Short exercise
Copy each line holding the string "this".

Supplied data
--- --- ---

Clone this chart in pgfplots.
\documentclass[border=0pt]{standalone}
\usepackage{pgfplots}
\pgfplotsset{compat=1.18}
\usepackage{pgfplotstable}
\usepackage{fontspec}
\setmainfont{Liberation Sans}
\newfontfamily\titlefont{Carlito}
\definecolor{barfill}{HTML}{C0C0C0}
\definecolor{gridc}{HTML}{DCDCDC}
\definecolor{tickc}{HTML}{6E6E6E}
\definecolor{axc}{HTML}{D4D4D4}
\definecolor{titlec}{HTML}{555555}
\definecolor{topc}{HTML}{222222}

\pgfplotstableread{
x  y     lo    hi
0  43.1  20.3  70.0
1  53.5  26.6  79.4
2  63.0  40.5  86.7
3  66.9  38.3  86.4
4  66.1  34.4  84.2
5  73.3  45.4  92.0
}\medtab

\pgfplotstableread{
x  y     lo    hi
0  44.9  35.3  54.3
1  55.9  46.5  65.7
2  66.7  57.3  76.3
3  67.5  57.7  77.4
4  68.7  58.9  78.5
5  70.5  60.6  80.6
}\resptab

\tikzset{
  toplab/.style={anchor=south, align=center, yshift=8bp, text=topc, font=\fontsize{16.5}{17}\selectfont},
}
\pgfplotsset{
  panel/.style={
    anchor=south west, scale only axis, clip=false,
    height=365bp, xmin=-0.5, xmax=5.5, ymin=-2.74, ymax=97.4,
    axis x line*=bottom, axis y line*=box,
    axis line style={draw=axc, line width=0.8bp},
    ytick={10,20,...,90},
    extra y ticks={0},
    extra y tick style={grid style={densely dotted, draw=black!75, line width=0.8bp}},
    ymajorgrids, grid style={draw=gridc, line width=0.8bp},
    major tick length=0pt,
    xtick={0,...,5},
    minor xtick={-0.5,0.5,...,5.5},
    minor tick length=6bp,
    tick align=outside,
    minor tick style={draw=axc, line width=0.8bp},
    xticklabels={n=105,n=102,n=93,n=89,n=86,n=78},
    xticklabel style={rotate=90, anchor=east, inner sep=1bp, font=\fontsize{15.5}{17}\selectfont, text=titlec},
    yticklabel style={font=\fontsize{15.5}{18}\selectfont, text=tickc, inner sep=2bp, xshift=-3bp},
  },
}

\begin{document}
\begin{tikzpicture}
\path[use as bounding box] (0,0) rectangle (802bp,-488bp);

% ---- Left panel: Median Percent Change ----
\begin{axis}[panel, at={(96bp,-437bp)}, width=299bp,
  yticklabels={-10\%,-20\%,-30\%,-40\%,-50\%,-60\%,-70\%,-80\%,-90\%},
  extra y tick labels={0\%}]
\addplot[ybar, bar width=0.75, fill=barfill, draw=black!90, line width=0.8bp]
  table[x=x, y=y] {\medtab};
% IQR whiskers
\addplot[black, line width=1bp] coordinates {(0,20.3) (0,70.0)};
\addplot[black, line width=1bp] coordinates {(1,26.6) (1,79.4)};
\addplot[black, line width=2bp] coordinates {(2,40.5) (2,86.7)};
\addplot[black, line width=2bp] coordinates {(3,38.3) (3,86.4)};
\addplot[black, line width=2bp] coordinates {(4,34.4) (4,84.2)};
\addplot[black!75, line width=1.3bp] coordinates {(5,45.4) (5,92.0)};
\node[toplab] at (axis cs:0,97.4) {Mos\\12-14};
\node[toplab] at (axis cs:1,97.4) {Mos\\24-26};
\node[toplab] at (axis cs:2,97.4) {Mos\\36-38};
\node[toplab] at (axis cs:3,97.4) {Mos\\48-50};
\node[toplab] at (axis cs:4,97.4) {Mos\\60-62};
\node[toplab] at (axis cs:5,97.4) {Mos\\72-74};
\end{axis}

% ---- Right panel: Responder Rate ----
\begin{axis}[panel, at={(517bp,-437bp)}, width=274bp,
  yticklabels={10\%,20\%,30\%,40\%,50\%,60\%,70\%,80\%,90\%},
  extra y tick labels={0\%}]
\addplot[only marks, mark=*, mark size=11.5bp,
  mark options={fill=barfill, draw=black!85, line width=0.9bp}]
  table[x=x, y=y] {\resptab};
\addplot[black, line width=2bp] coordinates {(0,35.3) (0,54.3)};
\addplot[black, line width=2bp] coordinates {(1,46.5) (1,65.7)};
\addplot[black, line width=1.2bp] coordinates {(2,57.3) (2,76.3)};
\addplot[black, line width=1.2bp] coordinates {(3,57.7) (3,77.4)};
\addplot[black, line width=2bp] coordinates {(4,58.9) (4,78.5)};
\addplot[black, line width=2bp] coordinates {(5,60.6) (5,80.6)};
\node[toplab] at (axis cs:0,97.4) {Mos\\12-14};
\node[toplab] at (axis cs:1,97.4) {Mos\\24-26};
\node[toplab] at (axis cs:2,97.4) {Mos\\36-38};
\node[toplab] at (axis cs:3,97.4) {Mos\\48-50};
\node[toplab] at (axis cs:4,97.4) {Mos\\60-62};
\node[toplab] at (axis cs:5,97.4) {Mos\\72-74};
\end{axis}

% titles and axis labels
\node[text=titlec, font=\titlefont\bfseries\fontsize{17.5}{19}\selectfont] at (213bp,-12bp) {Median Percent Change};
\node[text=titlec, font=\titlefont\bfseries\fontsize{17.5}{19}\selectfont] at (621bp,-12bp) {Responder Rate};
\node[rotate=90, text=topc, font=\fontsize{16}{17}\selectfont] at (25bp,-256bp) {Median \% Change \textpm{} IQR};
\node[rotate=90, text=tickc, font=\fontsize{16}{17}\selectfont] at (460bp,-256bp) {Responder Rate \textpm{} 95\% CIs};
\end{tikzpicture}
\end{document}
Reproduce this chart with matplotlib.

--- --- ---

Solution
Clone this chart in pgfplots.
Reproduce this chart with matplotlib.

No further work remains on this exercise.